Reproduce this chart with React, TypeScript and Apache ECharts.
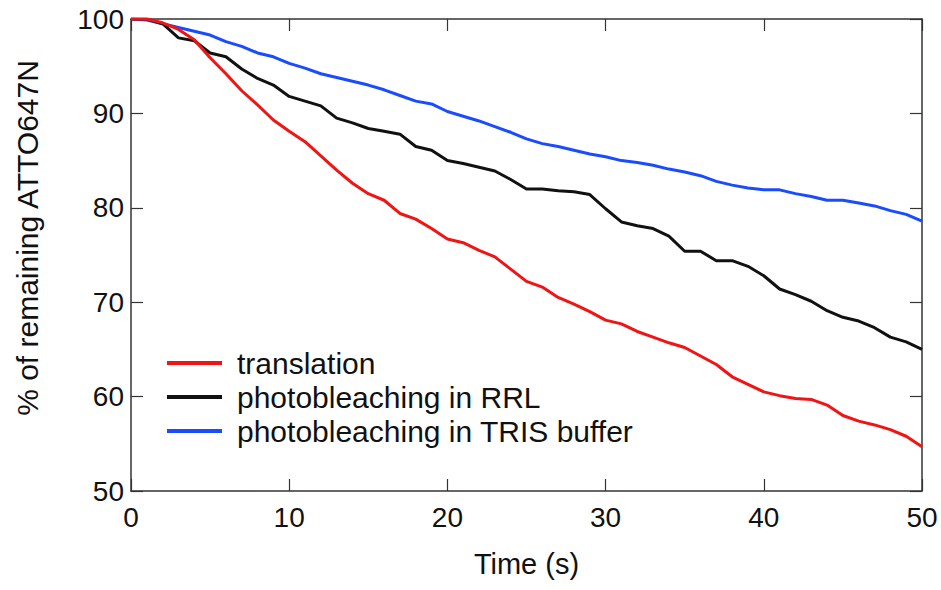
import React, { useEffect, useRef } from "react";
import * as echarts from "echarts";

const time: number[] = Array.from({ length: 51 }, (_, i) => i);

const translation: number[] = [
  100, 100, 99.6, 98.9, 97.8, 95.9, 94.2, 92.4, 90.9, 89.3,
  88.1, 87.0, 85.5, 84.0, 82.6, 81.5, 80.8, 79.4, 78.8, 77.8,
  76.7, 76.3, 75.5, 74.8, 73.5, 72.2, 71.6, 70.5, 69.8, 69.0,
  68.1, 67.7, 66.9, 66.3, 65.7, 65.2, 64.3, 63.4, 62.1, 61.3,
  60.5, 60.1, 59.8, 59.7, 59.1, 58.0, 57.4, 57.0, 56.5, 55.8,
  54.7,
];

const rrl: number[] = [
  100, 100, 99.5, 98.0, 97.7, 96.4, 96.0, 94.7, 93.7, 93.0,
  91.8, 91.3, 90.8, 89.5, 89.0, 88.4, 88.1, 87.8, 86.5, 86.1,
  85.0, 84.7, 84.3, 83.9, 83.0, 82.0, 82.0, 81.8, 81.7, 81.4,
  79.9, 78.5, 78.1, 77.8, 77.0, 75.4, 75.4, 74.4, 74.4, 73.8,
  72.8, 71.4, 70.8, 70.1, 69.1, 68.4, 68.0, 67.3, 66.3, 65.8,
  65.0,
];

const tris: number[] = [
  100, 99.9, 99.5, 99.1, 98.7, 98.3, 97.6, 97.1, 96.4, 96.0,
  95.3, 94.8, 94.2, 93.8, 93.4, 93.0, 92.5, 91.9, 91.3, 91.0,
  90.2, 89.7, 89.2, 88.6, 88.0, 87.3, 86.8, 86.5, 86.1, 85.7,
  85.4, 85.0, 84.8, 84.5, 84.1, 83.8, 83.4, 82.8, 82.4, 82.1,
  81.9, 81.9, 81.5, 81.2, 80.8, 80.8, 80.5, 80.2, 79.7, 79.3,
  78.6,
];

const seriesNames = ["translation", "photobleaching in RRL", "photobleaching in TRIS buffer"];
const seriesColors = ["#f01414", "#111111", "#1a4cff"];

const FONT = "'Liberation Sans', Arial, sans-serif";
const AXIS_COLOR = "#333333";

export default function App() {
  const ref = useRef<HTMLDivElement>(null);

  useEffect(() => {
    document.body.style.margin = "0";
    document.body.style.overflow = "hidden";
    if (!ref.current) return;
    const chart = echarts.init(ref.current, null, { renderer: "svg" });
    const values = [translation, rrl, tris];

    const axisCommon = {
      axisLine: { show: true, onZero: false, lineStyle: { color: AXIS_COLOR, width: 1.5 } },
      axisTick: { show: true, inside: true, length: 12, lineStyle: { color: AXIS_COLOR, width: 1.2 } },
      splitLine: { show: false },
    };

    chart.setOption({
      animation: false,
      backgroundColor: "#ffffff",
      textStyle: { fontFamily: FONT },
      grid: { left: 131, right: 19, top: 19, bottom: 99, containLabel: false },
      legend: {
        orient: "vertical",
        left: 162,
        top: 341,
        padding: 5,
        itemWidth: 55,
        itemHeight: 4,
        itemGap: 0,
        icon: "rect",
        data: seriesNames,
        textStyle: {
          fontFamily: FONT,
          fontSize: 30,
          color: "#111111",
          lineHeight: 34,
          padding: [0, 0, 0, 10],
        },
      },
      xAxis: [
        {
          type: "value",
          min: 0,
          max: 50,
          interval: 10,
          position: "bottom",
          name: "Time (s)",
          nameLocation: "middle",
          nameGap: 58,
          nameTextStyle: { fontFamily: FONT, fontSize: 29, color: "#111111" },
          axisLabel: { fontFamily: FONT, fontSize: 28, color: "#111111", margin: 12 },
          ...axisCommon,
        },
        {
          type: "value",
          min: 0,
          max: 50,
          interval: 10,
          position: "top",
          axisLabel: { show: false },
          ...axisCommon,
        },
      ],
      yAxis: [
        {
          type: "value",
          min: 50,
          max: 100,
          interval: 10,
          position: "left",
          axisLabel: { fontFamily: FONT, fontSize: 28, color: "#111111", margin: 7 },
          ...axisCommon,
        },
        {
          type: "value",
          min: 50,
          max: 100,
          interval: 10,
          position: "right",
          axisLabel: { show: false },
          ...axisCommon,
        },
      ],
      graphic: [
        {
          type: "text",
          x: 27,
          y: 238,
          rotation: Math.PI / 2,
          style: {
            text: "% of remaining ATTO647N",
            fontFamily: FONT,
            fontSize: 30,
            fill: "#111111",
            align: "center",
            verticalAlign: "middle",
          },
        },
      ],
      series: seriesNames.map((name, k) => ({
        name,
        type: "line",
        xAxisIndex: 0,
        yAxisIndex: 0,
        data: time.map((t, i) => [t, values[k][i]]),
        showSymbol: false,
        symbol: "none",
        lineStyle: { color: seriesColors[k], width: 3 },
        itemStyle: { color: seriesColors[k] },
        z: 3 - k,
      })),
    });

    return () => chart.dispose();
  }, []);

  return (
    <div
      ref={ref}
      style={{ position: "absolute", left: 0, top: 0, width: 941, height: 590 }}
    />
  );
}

--------

Only the lines from the start of the material through the line containing "const time: number[]" should be transcribed. Pictures stay out.

Reproduce this chart with React, TypeScript and Apache ECharts.
import React, { useEffect, useRef } from "react";
import * as echarts from "echarts";

const time: number[] = Array.from({ length: 51 }, (_, i) => i);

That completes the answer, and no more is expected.